▸ Stored data:
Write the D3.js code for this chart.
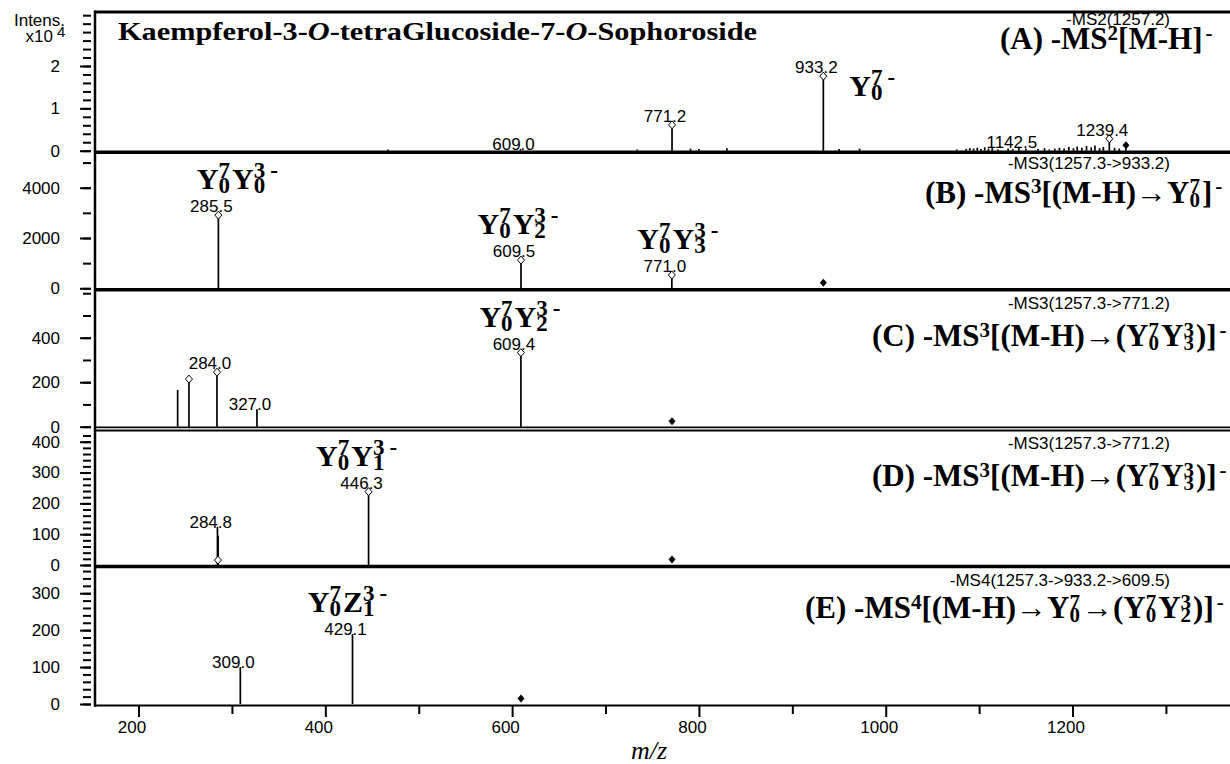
<!DOCTYPE html>
<html>
<head>
<meta charset="utf-8">
<script src="https://cdn.jsdelivr.net/npm/d3@7/dist/d3.min.js"></script>
<style>
body { margin: 0; background: #fff; }
svg { display: block; }
text { fill: #000; }
.sans { font-family: "Liberation Sans", Arial, sans-serif; font-size: 17px; }
.serif { font-family: "Liberation Serif", "Times New Roman", serif; font-weight: bold; }
</style>
</head>
<body>
<svg id="chart" width="1230" height="764"></svg>
<script>
// m/z axis

var mzDomain = [153.4, 1368.6];
var mzTicks = [200, 400, 600, 800, 1000, 1200];
var mzMinorTicks = [300, 500, 700, 900, 1100, 1300];

// one entry per panel (A..E)

var panelMax = [32750, 5400, 610, 438, 371];
var panelTicks = [[0, 10000, 20000], [0, 2000, 4000], [0, 200, 400], [0, 100, 200, 300, 400], [0, 100, 200, 300]];
var panelMinorStep = [2000, 1000, 100, 20, 20];
var msnTitles = ["-MS2(1257.2)", "-MS3(1257.3->933.2)", "-MS3(1257.3->771.2)", "-MS3(1257.3->771.2)", "-MS4(1257.3->933.2->609.5)"];
var precursors = [1257.2, 933.2, 771.2, 771.2, 609.5];

// peaks [m/z, intensity]

var peaksA = [[467, 300], [609.0, 400], [734, 300], [771.2, 6100], [791, 500], [800, 400], [830, 600],
  [933.2, 17600], [950, 400], [972, 500], [1076, 300], [1086, 400], [1090, 600], [1094, 500], [1098, 700],
  [1102, 400], [1106, 800], [1110, 500], [1114, 600], [1120, 300], [1131, 500], [1136, 400], [1142.5, 900],
  [1150, 500], [1163, 400], [1170, 600], [1175, 300], [1181, 500], [1186, 700], [1191, 500], [1196, 900],
  [1201, 600], [1205, 1000], [1210, 700], [1215, 1100], [1220, 800], [1224, 1200], [1229, 600], [1233, 900],
  [1239.4, 2800], [1245, 700], [1250, 500], [1257.2, 600]];
var peaksB = [[285.5, 2910], [609.5, 1120], [771.0, 530]];
var peaksC = [[241.9, 165], [254.0, 214], [284.0, 245], [326.8, 78], [609.4, 333]];
var peaksD = [[284.5, 124], [285.2, 96], [285.0, 16], [446.3, 238]];
var peaksE = [[309.0, 100], [429.1, 190]];

// open diamond markers [m/z, intensity]

var diamondsA = [[771.2, 6100], [933.2, 17600], [1239.4, 2800]];
var diamondsB = [[285.5, 2910], [609.5, 1120], [771.0, 530]];
var diamondsC = [[254.0, 214], [284.0, 245], [609.4, 333]];
var diamondsD = [[285.0, 16], [446.3, 238]];
var diamondsE = [];

// peak labels [m/z, intensity, text]

var labelsA = [[609.0, 400, "609.0"], [771.2, 6100, "771.2"], [933.2, 17600, "933.2"], [1142.5, 900, "1142.5"], [1239.4, 2800, "1239.4"]];
var labelsB = [[285.5, 2910, "285.5"], [609.5, 1120, "609.5"], [771.0, 530, "771.0"]];
var labelsC = [[284.0, 245, "284.0"], [326.8, 78, "327.0"], [609.4, 333, "609.4"]];
var labelsD = [[284.8, 124, "284.8"], [446.3, 238, "446.3"]];
var labelsE = [[309.0, 100, "309.0"], [429.1, 190, "429.1"]];

// fragment ion names, stacked super/subscripts as {sup, sub}

var fragA = [{ mz: 933.2, v: 17600, parts: [{ t: "Y" }, { sup: "7", sub: "0" }, { sup: "-" }] }];
var fragB = [
  { mz: 285.5, v: 2910, parts: [{ t: "Y" }, { sup: "7", sub: "0" }, { t: "Y" }, { sup: "3", sub: "0" }, { sup: "-" }] },
  { mz: 609.5, v: 1120, parts: [{ t: "Y" }, { sup: "7", sub: "0" }, { t: "Y" }, { sup: "3", sub: "2" }, { sup: "-" }] },
  { mz: 771.0, v: 530, parts: [{ t: "Y" }, { sup: "7", sub: "0" }, { t: "Y" }, { sup: "3", sub: "3" }, { sup: "-" }] }];
var fragC = [{ mz: 609.4, v: 333, parts: [{ t: "Y" }, { sup: "7", sub: "0" }, { t: "Y" }, { sup: "3", sub: "2" }, { sup: "-" }] }];
var fragD = [{ mz: 446.3, v: 238, parts: [{ t: "Y" }, { sup: "7", sub: "0" }, { t: "Y" }, { sup: "3", sub: "1" }, { sup: "-" }] }];
var fragE = [{ mz: 429.1, v: 190, parts: [{ t: "Y" }, { sup: "7", sub: "0" }, { t: "Z" }, { sup: "3", sub: "1" }, { sup: "-" }] }];

// experiment names

var expLabels = [
  [{ t: "(A) -MS" }, { sup: "2" }, { t: "[M-H]" }, { sup: "-" }],
  [{ t: "(B) -MS" }, { sup: "3" }, { t: "[(M-H)\u2192Y" }, { sup: "7", sub: "0" }, { t: "]" }, { sup: "-" }],
  [{ t: "(C) -MS" }, { sup: "3" }, { t: "[(M-H)\u2192(Y" }, { sup: "7", sub: "0" }, { t: "Y" }, { sup: "3", sub: "3" }, { t: ")]" }, { sup: "-" }],
  [{ t: "(D) -MS" }, { sup: "3" }, { t: "[(M-H)\u2192(Y" }, { sup: "7", sub: "0" }, { t: "Y" }, { sup: "3", sub: "3" }, { t: ")]" }, { sup: "-" }],
  [{ t: "(E) -MS" }, { sup: "4" }, { t: "[(M-H)\u2192Y" }, { sup: "7", sub: "0" }, { t: "\u2192(Y" }, { sup: "7", sub: "0" }, { t: "Y" }, { sup: "3", sub: "2" }, { t: ")]" }, { sup: "-" }]];

// layout

var panelTop = [12, 152.5, 291, 430, 567];
var panelBase = [150.7, 288.3, 426.7, 565, 704];
var headerDy = [13, 16, 18, 19, 19];
var expX = [1000, 925, 872, 872, 805];
var expDy = [37, 50, 55, 56, 51];
var fragDx = [[26], [19, -3, 6], [-1], [-12], [-5]];

var peaks = [peaksA, peaksB, peaksC, peaksD, peaksE];
var diamonds = [diamondsA, diamondsB, diamondsC, diamondsD, diamondsE];
var labels = [labelsA, labelsB, labelsC, labelsD, labelsE];
var frags = [fragA, fragB, fragC, fragD, fragE];

var svg = d3.select("#chart");
var x = d3.scaleLinear().domain(mzDomain).range([95, 1230]);
var sansFont = "'Liberation Sans', Arial, sans-serif";

// rich text with stacked super/subscripts (Times digits are 0.5em wide)

function richText(sel, parts, size, small, raise)
{
  var shift = 0, stacked = false;
  var up = -raise * size, down = 0.14 * size;
  parts.forEach(function(p) {
    var gap = stacked ? 2 : 0;
    stacked = false;
    if (p.t != null) {
      sel.append("tspan").attr("dx", gap).attr("dy", -shift).style("font-size", size + "px").text(p.t);
      shift = 0;
      return;
    }
    if (p.sup != null) {
      sel.append("tspan").attr("dx", p.sup == "-" ? gap + 3 : gap).attr("dy", up - shift)
        .style("font-size", small + "px").text(p.sup);
      shift = up;
    }
    if (p.sub != null) {
      var t = sel.append("tspan").attr("dy", down - shift).style("font-size", small + "px").text(p.sub);
      if (p.sup != null) t.attr("dx", -0.5 * small);
      shift = down;
      stacked = true;
    }
  });
}

function diamond(cx, cy)
{
  return "M" + cx + "," + (cy - 4) + "L" + (cx + 3.5) + "," + cy + "L" + cx + "," + (cy + 4) + "L" + (cx - 3.5) + "," + cy + "Z";
}

function styleTicks(a)
{
  a.select(".domain").remove();
  a.selectAll("line").attr("stroke-width", 2);
  a.selectAll("text").attr("font-size", null).attr("font-family", null)
    .style("font-size", "17px").style("font-family", sansFont);
}

panelMax.forEach(function(maxV, i)
{
  var y = d3.scaleLinear().domain([0, maxV]).range([panelBase[i], panelTop[i]]);
  var g = svg.append("g");

  // y axis ticks

  g.append("g").attr("transform", "translate(91,0)")
    .call(d3.axisLeft(y).tickValues(d3.range(0, maxV, panelMinorStep[i])).tickSize(8).tickFormat(""))
    .call(styleTicks);

  g.append("g").attr("transform", "translate(91,0)")
    .call(d3.axisLeft(y).tickValues(panelTicks[i]).tickSize(11).tickPadding(20)
      .tickFormat(function(d) { return i == 0 ? d / 10000 : d; }))
    .call(styleTicks);

  // separator under the panel

  if (i == 2) {
    g.append("line").attr("x1", 95).attr("x2", 1230).attr("y1", y(0) + 0.6).attr("y2", y(0) + 0.6)
      .attr("stroke", "#000").attr("stroke-width", 1.6);
    g.append("line").attr("x1", 95).attr("x2", 1230).attr("y1", y(0) + 2.4).attr("y2", y(0) + 2.4)
      .attr("stroke", "#999").attr("stroke-width", 1.2);
    g.append("line").attr("x1", 95).attr("x2", 1230).attr("y1", y(0) + 4).attr("y2", y(0) + 4)
      .attr("stroke", "#000").attr("stroke-width", 1.8);
  } else {
    g.append("line").attr("x1", 95).attr("x2", 1230)
      .attr("y1", y(0) + 1.5).attr("y2", y(0) + 1.5)
      .attr("stroke", "#000").attr("stroke-width", i == 4 ? 2.2 : 3.5);
  }

  // sticks

  g.selectAll(".peak").data(peaks[i]).enter().append("line")
    .attr("class", "peak")
    .attr("x1", function(d) { return x(d[0]); })
    .attr("x2", function(d) { return x(d[0]); })
    .attr("y1", y(0))
    .attr("y2", function(d) { return y(d[1]); })
    .attr("stroke", "#000").attr("stroke-width", 1.7);

  g.selectAll(".dia").data(diamonds[i]).enter().append("path")
    .attr("class", "dia")
    .attr("d", function(d) { return diamond(x(d[0]), y(d[1])); })
    .attr("fill", "#fff").attr("stroke", "#000").attr("stroke-width", 1);

  // precursor marker

  g.append("path").attr("d", diamond(x(precursors[i]), y(0) - 5.5)).attr("fill", "#000");

  // peak labels

  var isDia = function(d) { return diamonds[i].some(function(e) { return e[0] == d[0]; }); };
  var labelY = function(d) { return isDia(d) ? y(d[1]) - 3 : y(d[1]) + 1; };

  g.selectAll(".plab").data(labels[i]).enter().append("text")
    .attr("class", "sans plab")
    .attr("text-anchor", "middle")
    .attr("x", function(d) { return x(d[0]) - 7; })
    .attr("y", labelY)
    .text(function(d) { return d[2]; });

  // fragment names

  frags[i].forEach(function(f, k) {
    var t = g.append("text").attr("class", "serif");
    var lab = labels[i].filter(function(d) { return d[0] == f.mz; })[0] || [f.mz, f.v];
    if (i == 0) {
      t.attr("x", x(f.mz) + fragDx[i][k]).attr("y", y(f.v) + 20);
    } else {
      t.attr("text-anchor", "middle").attr("x", x(f.mz) + fragDx[i][k]).attr("y", labelY(lab) - 23);
    }
    richText(t, f.parts, 30, 23, 0.36);
  });

  // headers

  g.append("text").attr("class", "sans").attr("text-anchor", "end")
    .attr("x", 1170).attr("y", panelTop[i] + headerDy[i]).text(msnTitles[i]);

  var e = g.append("text").attr("class", "serif").attr("x", expX[i]).attr("y", panelTop[i] + expDy[i]);
  richText(e, expLabels[i], 31, 21, 0.3);
});

// frame

svg.append("line").attr("x1", 95).attr("x2", 1230).attr("y1", 12).attr("y2", 12)
  .attr("stroke", "#000").attr("stroke-width", 3);
svg.append("line").attr("x1", 95).attr("x2", 95).attr("y1", 10.5).attr("y2", 706.8)
  .attr("stroke", "#000").attr("stroke-width", 2.5);

// m/z axis

svg.append("g").attr("transform", "translate(0,706)")
  .call(d3.axisBottom(x).tickValues(mzMinorTicks).tickSize(8).tickFormat(""))
  .call(styleTicks);

svg.append("g").attr("transform", "translate(0,706)")
  .call(d3.axisBottom(x).tickValues(mzTicks).tickSize(11).tickPadding(4).tickFormat(d3.format("d")))
  .call(styleTicks)
  .call(function(a) { a.selectAll("text").attr("dx", -7); });

svg.append("text").attr("x", 649).attr("y", 759).attr("text-anchor", "middle")
  .style("font-family", "'Liberation Serif', 'Times New Roman', serif")
  .style("font-style", "italic").style("font-size", "26px").text("m/z");

// intensity caption

svg.append("text").attr("class", "sans").attr("x", 65).attr("y", 26).attr("text-anchor", "end").text("Intens.");
svg.append("text").attr("class", "sans").attr("x", 53).attr("y", 42).attr("text-anchor", "end").text("x10");
svg.append("text").attr("class", "sans").attr("x", 57).attr("y", 37).style("font-size", "15px").text("4");

// title

var title = svg.append("text").attr("class", "serif").attr("x", 118).attr("y", 40)
  .attr("textLength", 639).attr("lengthAdjust", "spacingAndGlyphs").style("font-size", "26px");
title.append("tspan").text("Kaempferol-3-");
title.append("tspan").style("font-style", "italic").text("O");
title.append("tspan").text("-tetraGlucoside-7-");
title.append("tspan").style("font-style", "italic").text("O");
title.append("tspan").text("-Sophoroside");
</script>
</body>
</html>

▸ Given problem: Leave out the pictures. Transcribe only the lines above, from the first through the one that contains "markers [m/z, intensity]".

▸ Worked solution:
Write the D3.js code for this chart.
<!DOCTYPE html>
<html>
<head>
<meta charset="utf-8">
<script src="https://cdn.jsdelivr.net/npm/d3@7/dist/d3.min.js"></script>
<style>
body { margin: 0; background: #fff; }
svg { display: block; }
text { fill: #000; }
.sans { font-family: "Liberation Sans", Arial, sans-serif; font-size: 17px; }
.serif { font-family: "Liberation Serif", "Times New Roman", serif; font-weight: bold; }
</style>
</head>
<body>
<svg id="chart" width="1230" height="764"></svg>
<script>
// m/z axis

var mzDomain = [153.4, 1368.6];
var mzTicks = [200, 400, 600, 800, 1000, 1200];
var mzMinorTicks = [300, 500, 700, 900, 1100, 1300];

// one entry per panel (A..E)

var panelMax = [32750, 5400, 610, 438, 371];
var panelTicks = [[0, 10000, 20000], [0, 2000, 4000], [0, 200, 400], [0, 100, 200, 300, 400], [0, 100, 200, 300]];
var panelMinorStep = [2000, 1000, 100, 20, 20];
var msnTitles = ["-MS2(1257.2)", "-MS3(1257.3->933.2)", "-MS3(1257.3->771.2)", "-MS3(1257.3->771.2)", "-MS4(1257.3->933.2->609.5)"];
var precursors = [1257.2, 933.2, 771.2, 771.2, 609.5];

// peaks [m/z, intensity]

var peaksA = [[467, 300], [609.0, 400], [734, 300], [771.2, 6100], [791, 500], [800, 400], [830, 600],
  [933.2, 17600], [950, 400], [972, 500], [1076, 300], [1086, 400], [1090, 600], [1094, 500], [1098, 700],
  [1102, 400], [1106, 800], [1110, 500], [1114, 600], [1120, 300], [1131, 500], [1136, 400], [1142.5, 900],
  [1150, 500], [1163, 400], [1170, 600], [1175, 300], [1181, 500], [1186, 700], [1191, 500], [1196, 900],
  [1201, 600], [1205, 1000], [1210, 700], [1215, 1100], [1220, 800], [1224, 1200], [1229, 600], [1233, 900],
  [1239.4, 2800], [1245, 700], [1250, 500], [1257.2, 600]];
var peaksB = [[285.5, 2910], [609.5, 1120], [771.0, 530]];
var peaksC = [[241.9, 165], [254.0, 214], [284.0, 245], [326.8, 78], [609.4, 333]];
var peaksD = [[284.5, 124], [285.2, 96], [285.0, 16], [446.3, 238]];
var peaksE = [[309.0, 100], [429.1, 190]];

// open diamond markers [m/z, intensity]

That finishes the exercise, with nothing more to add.